Electronics > Beginners
Logarithmic Picoammeter
David Hess:
--- Quote from: staticshock on March 22, 2018, 03:19:17 pm ---In addition, we are losing some accuracy in the low range. Other than calibration, is there anything we can do to improve it?
--- End quote ---
At the picoamp level:
1. Leakage due to surface contamination is a serious problem. Special substrates, air wiring, and guard rings on the printed circuit board are often used. DIP and through hole parts have an advantage due to greater lead separation. Air wiring sensitive nodes works well because air is an excellent insulator but Teflon insulated terminals are sometimes used. My preference is to pull the inverting input off of the board and air wire that node.
Test for surface contamination by blowing onto the circuit through a straw. The water vapor in your breath will alter the conductivity of ionic surface contaminates.

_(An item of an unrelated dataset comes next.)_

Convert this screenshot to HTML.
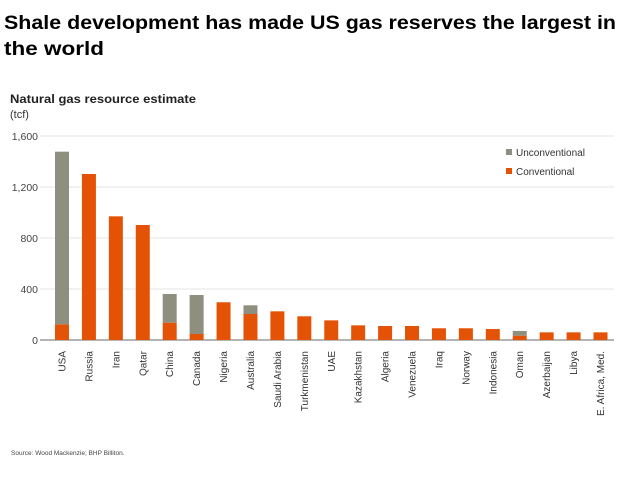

2. Accuracy falls off at high currents due to resistance and at low currents due to leakage. I did not find much discussion online about compensating for these errors in the transistor.
staticshock:
Update on the project:
We've built the circuit and the output is pretty consistent with the simulated results until 10^-10. There will be some calibration done there. However, I'd like to ask if there are ways we can increase the response time of the output especially for the very low currents. It really does take a long time for the output to stabilize after 10^-10.